Restate the material word for word and leave out anything that is a picture.

» **Exercise inputs**
— begin —

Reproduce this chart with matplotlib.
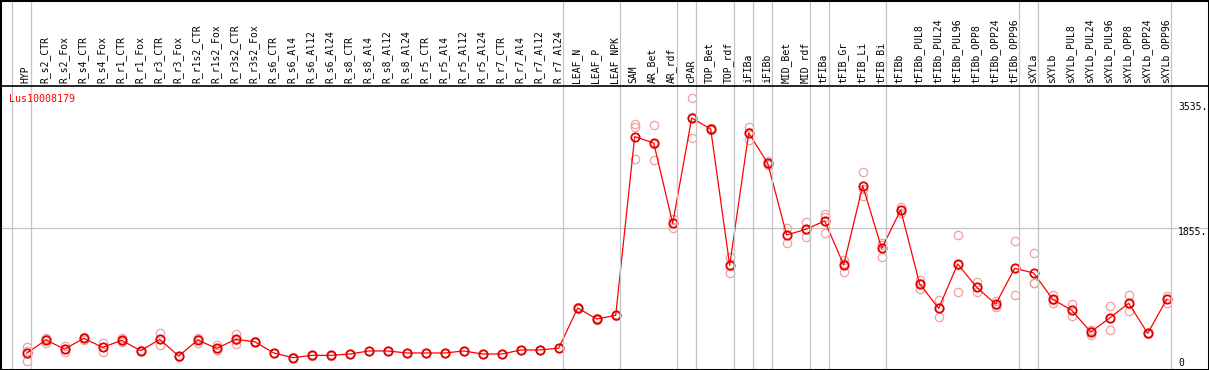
import matplotlib
matplotlib.use('Agg')
import matplotlib.pyplot as plt
import matplotlib.transforms as mtransforms
from matplotlib.lines import Line2D
from matplotlib.patches import Rectangle

gene = "Lus10008179"

samples = ["HYP", "R_s2_CTR", "R_s2_Fox", "R_s4_CTR", "R_s4_Fox", "R_r1_CTR", "R_r1_Fox",
           "R_r3_CTR", "R_r3_Fox", "R_r1s2_CTR", "R_r1s2_Fox", "R_r3s2_CTR", "R_r3s2_Fox",
           "R_s6_CTR", "R_s6_Al4", "R_s6_Al12", "R_s6_Al24", "R_s8_CTR", "R_s8_Al4",
           "R_s8_Al12", "R_s8_Al24", "R_r5_CTR", "R_r5_Al4", "R_r5_Al12", "R_r5_Al24",
           "R_r7_CTR", "R_r7_Al4", "R_r7_Al12", "R_r7_Al24", "LEAF_N", "LEAF_P", "LEAF_NPK",
           "SAM", "AR_Bet", "AR_rdf", "cPAR", "TOP_Bet", "TOP_rdf", "iFIBa", "iFIBb",
           "MID_Bet", "MID_rdf", "tFIBa", "tFIB_Gr", "tFIB_Li", "tFIB_Bi", "tFIBb",
           "tFIBb_PUL8", "tFIBb_PUL24", "tFIBb_PUL96", "tFIBb_OPP8", "tFIBb_OPP24",
           "tFIBb_OPP96", "sXYLa", "sXYLb", "sXYLb_PUL8", "sXYLb_PUL24", "sXYLb_PUL96",
           "sXYLb_OPP8", "sXYLb_OPP24", "sXYLb_OPP96"]

# mean expression per sample (red line)
means = [171, 349, 228, 372, 251, 345, 206, 358, 134, 349, 237, 358, 327,
         175, 112, 143, 143, 161, 202, 202, 175, 175, 175, 202, 161,
         161, 215, 215, 240, 780, 632, 681,
         3083, 2997, 1918, 3333, 3185, 1353, 3132, 2724,
         1761, 1837, 1949, 1358, 2424, 1581, 2097,
         1102, 775, 1371, 1057, 831, 1313,
         1250, 896, 749, 457, 645, 843, 439, 896]

# replicates (pale circles)
rep1 = [195, 372, 273, 394, 313, 381, 212, 439, 140, 372, 282, 426, 334,
        180, 116, 147, 147, 165, 206, 206, 179, 179, 179, 206, 165,
        165, 219, 219, 245, 790, 640, 690,
        3253, 3235, 1976, 3598, 3203, 1470, 3217, 2755,
        1859, 1931, 2043, 1425, 2603, 1649, 2141,
        1156, 887, 1761, 1125, 878, 1676,
        1519, 954, 833, 484, 802, 950, 445, 941]
rep2 = [67, 313, 184, 349, 188, 323, 200, 278, 125, 313, 215, 296, 320,
        170, 108, 139, 139, 157, 198, 198, 171, 171, 171, 198, 157,
        157, 211, 211, 236, 770, 624, 672,
        2778, 2769, 1859, 3060, 3172, 1250, 3038, 2700,
        1657, 1738, 1792, 1268, 2289, 1461, 2052,
        1035, 663, 990, 990, 797, 950,
        1116, 843, 668, 417, 484, 739, 430, 851]
rep3 = [250, 362, 228, 372, 252, 331, 206, 357, 137, 362, 214, 352, 327,
        175, 112, 143, 143, 161, 202, 202, 175, 175, 175, 202, 161,
        161, 215, 215, 240, 780, 632, 681,
        3217, 2987, 1919, 3341, 3185, 1339, 3141, 2717,
        1767, 1842, 2007, 1381, 2380, 1633, 2098,
        1115, 775, 1362, 1056, 818, 1313,
        1115, 891, 746, 470, 649, 840, 442, 896]

# sample index after which a grey separator is drawn
group_ends = [0, 1, 29, 32, 35, 36, 38, 39, 40, 42, 43, 46, 53, 54, 61]
ref_lines = [1855]
tick_vals = [3535, 1855, 0]
tick_text = ["3535.", "1855.", "0"]

W, H = 1209, 370
fig = plt.figure(figsize=(W / 100, H / 100), dpi=100)
fig.patch.set_facecolor('white')

# plot area spans pixel rows 85..369
ax = fig.add_axes([0, 1 / H, 1, (369 - 85) / H])
ax.set_axis_off()
x = list(range(1, len(samples) + 1))
ax.set_xlim(1 - 26.7 / 19, 1 + (W - 26.7) / 19)
ax.set_ylim(-3 / 0.0744, 281 / 0.0744)

mono = 'DejaVu Sans Mono'

# grey separators through the whole figure height
trans_vx = mtransforms.blended_transform_factory(ax.transData, fig.transFigure)
for g in group_ends:
    fig.add_artist(Line2D([g + 0.23, g + 0.23], [0, 1], transform=trans_vx,
                          color='#c4c4c4', lw=0.9, zorder=1))
for r in ref_lines:
    ax.axhline(r, color='#c4c4c4', lw=0.9, zorder=1)

# replicates
for reps in (rep1, rep2, rep3):
    ax.plot(x, reps, ls='none', marker='o', ms=6, mfc='none', mec='#f0a0a0',
            mew=0.9, zorder=2, clip_on=False)

# mean line
ax.plot(x, means, color='red', lw=0.9, marker='o', ms=6, mfc='none', mec='#e00000',
        mew=1.3, zorder=3, clip_on=False)

# sample labels, rotated, sitting on the header line
trans_lab = mtransforms.blended_transform_factory(ax.transData, fig.transFigure)
for xi, s in zip(x, samples):
    ax.text(xi - 0.05, 1 - 83 / H, s, rotation=90, ha='center', va='bottom',
            transform=trans_lab, fontsize=7, family=mono, color='black', clip_on=False)

# value labels on the right
trans_tick = mtransforms.blended_transform_factory(fig.transFigure, ax.transData)
for v, t in zip(tick_vals, tick_text):
    yy = v if v == 0 else v - 7.5 / 0.0744
    ax.text(1178 / W, yy, t, ha='left', va='baseline', transform=trans_tick,
            fontsize=7, family=mono, color='black', clip_on=False)

fig.text(9 / W, 1 - 102 / H, gene, ha='left', va='baseline', fontsize=7.2,
         family=mono, color='red')

# frame and header line
fig.add_artist(Rectangle((0, 0), 1, 1, transform=fig.transFigure, fill=False,
                         ec='black', lw=2.2, zorder=5))
fig.add_artist(Line2D([0, 1], [1 - 85.5 / H, 1 - 85.5 / H], transform=fig.transFigure,
                      color='black', lw=1.2, zorder=5))

fig.savefig('out.png', dpi=100)
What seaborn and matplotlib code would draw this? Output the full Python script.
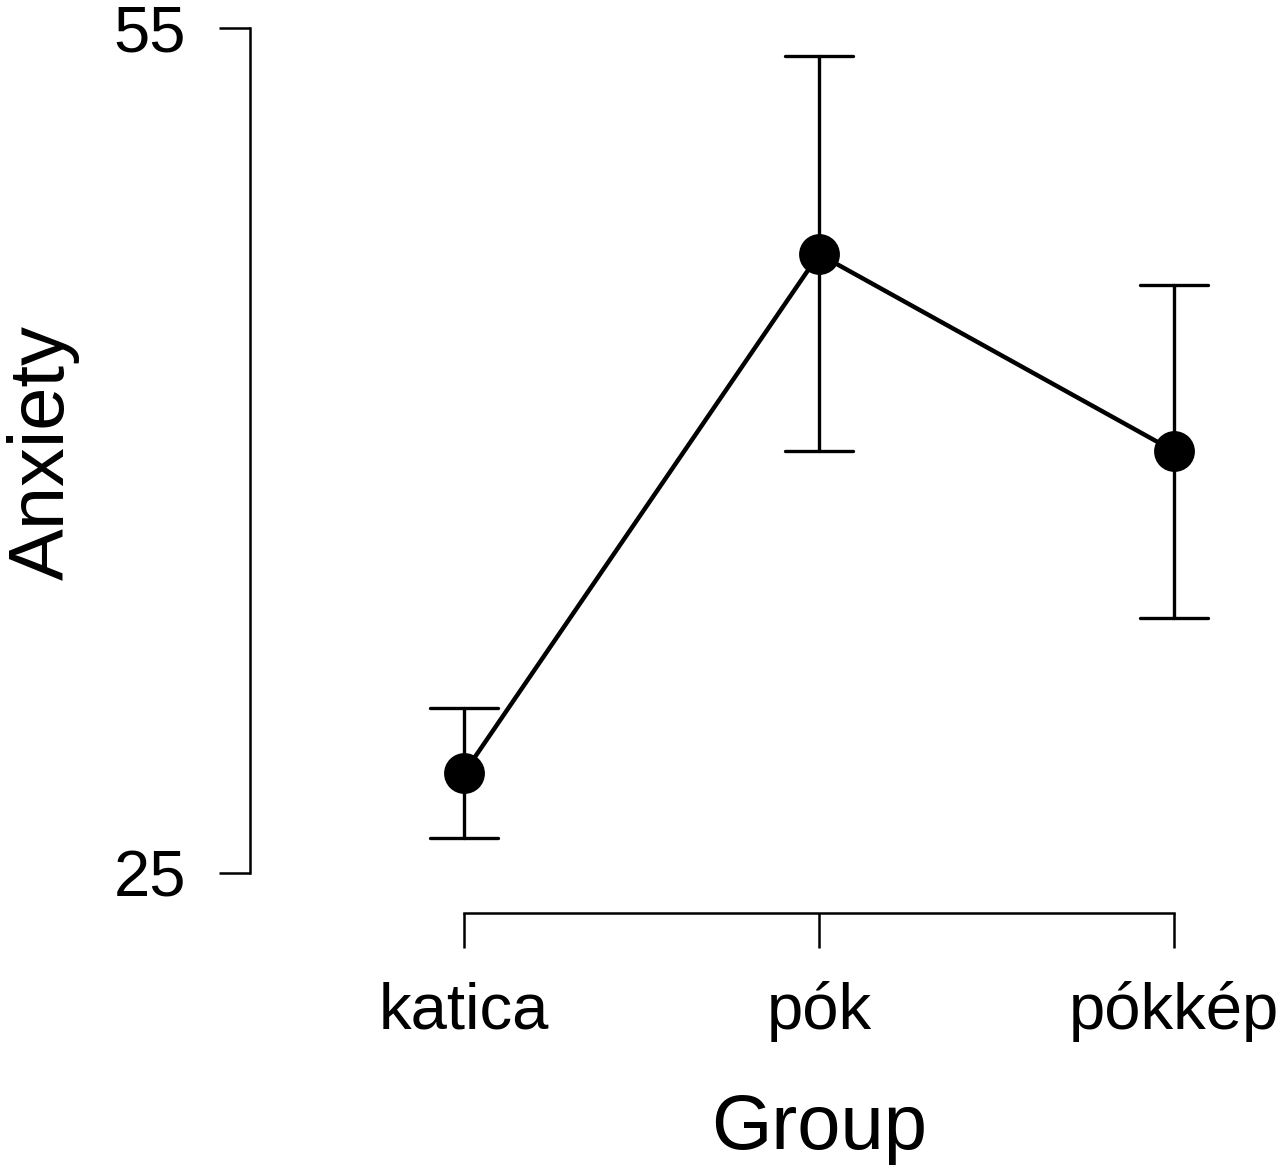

— end —

» **Finished answer**
Reproduce this chart with matplotlib.
import matplotlib
matplotlib.use('Agg')
import matplotlib.pyplot as plt
import matplotlib.transforms as mtransforms
from matplotlib.lines import Line2D
from matplotlib.patches import Rectangle

gene = "Lus10008179"

samples = ["HYP", "R_s2_CTR", "R_s2_Fox", "R_s4_CTR", "R_s4_Fox", "R_r1_CTR", "R_r1_Fox",
           "R_r3_CTR", "R_r3_Fox", "R_r1s2_CTR", "R_r1s2_Fox", "R_r3s2_CTR", "R_r3s2_Fox",
           "R_s6_CTR", "R_s6_Al4", "R_s6_Al12", "R_s6_Al24", "R_s8_CTR", "R_s8_Al4",
           "R_s8_Al12", "R_s8_Al24", "R_r5_CTR", "R_r5_Al4", "R_r5_Al12", "R_r5_Al24",
           "R_r7_CTR", "R_r7_Al4", "R_r7_Al12", "R_r7_Al24", "LEAF_N", "LEAF_P", "LEAF_NPK",
           "SAM", "AR_Bet", "AR_rdf", "cPAR", "TOP_Bet", "TOP_rdf", "iFIBa", "iFIBb",
           "MID_Bet", "MID_rdf", "tFIBa", "tFIB_Gr", "tFIB_Li", "tFIB_Bi", "tFIBb",
           "tFIBb_PUL8", "tFIBb_PUL24", "tFIBb_PUL96", "tFIBb_OPP8", "tFIBb_OPP24",
           "tFIBb_OPP96", "sXYLa", "sXYLb", "sXYLb_PUL8", "sXYLb_PUL24", "sXYLb_PUL96",
           "sXYLb_OPP8", "sXYLb_OPP24", "sXYLb_OPP96"]

# mean expression per sample (red line)
means = [171, 349, 228, 372, 251, 345, 206, 358, 134, 349, 237, 358, 327,
         175, 112, 143, 143, 161, 202, 202, 175, 175, 175, 202, 161,
         161, 215, 215, 240, 780, 632, 681,
         3083, 2997, 1918, 3333, 3185, 1353, 3132, 2724,
         1761, 1837, 1949, 1358, 2424, 1581, 2097,
         1102, 775, 1371, 1057, 831, 1313,
         1250, 896, 749, 457, 645, 843, 439, 896]

# replicates (pale circles)
rep1 = [195, 372, 273, 394, 313, 381, 212, 439, 140, 372, 282, 426, 334,
        180, 116, 147, 147, 165, 206, 206, 179, 179, 179, 206, 165,
        165, 219, 219, 245, 790, 640, 690,
        3253, 3235, 1976, 3598, 3203, 1470, 3217, 2755,
        1859, 1931, 2043, 1425, 2603, 1649, 2141,
        1156, 887, 1761, 1125, 878, 1676,
        1519, 954, 833, 484, 802, 950, 445, 941]
rep2 = [67, 313, 184, 349, 188, 323, 200, 278, 125, 313, 215, 296, 320,
        170, 108, 139, 139, 157, 198, 198, 171, 171, 171, 198, 157,
        157, 211, 211, 236, 770, 624, 672,
        2778, 2769, 1859, 3060, 3172, 1250, 3038, 2700,
        1657, 1738, 1792, 1268, 2289, 1461, 2052,
        1035, 663, 990, 990, 797, 950,
        1116, 843, 668, 417, 484, 739, 430, 851]
rep3 = [250, 362, 228, 372, 252, 331, 206, 357, 137, 362, 214, 352, 327,
        175, 112, 143, 143, 161, 202, 202, 175, 175, 175, 202, 161,
        161, 215, 215, 240, 780, 632, 681,
        3217, 2987, 1919, 3341, 3185, 1339, 3141, 2717,
        1767, 1842, 2007, 1381, 2380, 1633, 2098,
        1115, 775, 1362, 1056, 818, 1313,
        1115, 891, 746, 470, 649, 840, 442, 896]

# sample index after which a grey separator is drawn
group_ends = [0, 1, 29, 32, 35, 36, 38, 39, 40, 42, 43, 46, 53, 54, 61]
ref_lines = [1855]
tick_vals = [3535, 1855, 0]
tick_text = ["3535.", "1855.", "0"]

W, H = 1209, 370
fig = plt.figure(figsize=(W / 100, H / 100), dpi=100)
fig.patch.set_facecolor('white')

# plot area spans pixel rows 85..369
ax = fig.add_axes([0, 1 / H, 1, (369 - 85) / H])
ax.set_axis_off()
x = list(range(1, len(samples) + 1))
ax.set_xlim(1 - 26.7 / 19, 1 + (W - 26.7) / 19)
ax.set_ylim(-3 / 0.0744, 281 / 0.0744)

mono = 'DejaVu Sans Mono'

# grey separators through the whole figure height
trans_vx = mtransforms.blended_transform_factory(ax.transData, fig.transFigure)
for g in group_ends:
    fig.add_artist(Line2D([g + 0.23, g + 0.23], [0, 1], transform=trans_vx,
                          color='#c4c4c4', lw=0.9, zorder=1))
for r in ref_lines:
    ax.axhline(r, color='#c4c4c4', lw=0.9, zorder=1)

# replicates
for reps in (rep1, rep2, rep3):
    ax.plot(x, reps, ls='none', marker='o', ms=6, mfc='none', mec='#f0a0a0',
            mew=0.9, zorder=2, clip_on=False)

# mean line
ax.plot(x, means, color='red', lw=0.9, marker='o', ms=6, mfc='none', mec='#e00000',
        mew=1.3, zorder=3, clip_on=False)

# sample labels, rotated, sitting on the header line
trans_lab = mtransforms.blended_transform_factory(ax.transData, fig.transFigure)
for xi, s in zip(x, samples):
    ax.text(xi - 0.05, 1 - 83 / H, s, rotation=90, ha='center', va='bottom',
            transform=trans_lab, fontsize=7, family=mono, color='black', clip_on=False)

# value labels on the right
trans_tick = mtransforms.blended_transform_factory(fig.transFigure, ax.transData)
for v, t in zip(tick_vals, tick_text):
    yy = v if v == 0 else v - 7.5 / 0.0744
    ax.text(1178 / W, yy, t, ha='left', va='baseline', transform=trans_tick,
            fontsize=7, family=mono, color='black', clip_on=False)

fig.text(9 / W, 1 - 102 / H, gene, ha='left', va='baseline', fontsize=7.2,
         family=mono, color='red')

# frame and header line
fig.add_artist(Rectangle((0, 0), 1, 1, transform=fig.transFigure, fill=False,
                         ec='black', lw=2.2, zorder=5))
fig.add_artist(Line2D([0, 1], [1 - 85.5 / H, 1 - 85.5 / H], transform=fig.transFigure,
                      color='black', lw=1.2, zorder=5))

fig.savefig('out.png', dpi=100)
What seaborn and matplotlib code would draw this? Output the full Python script.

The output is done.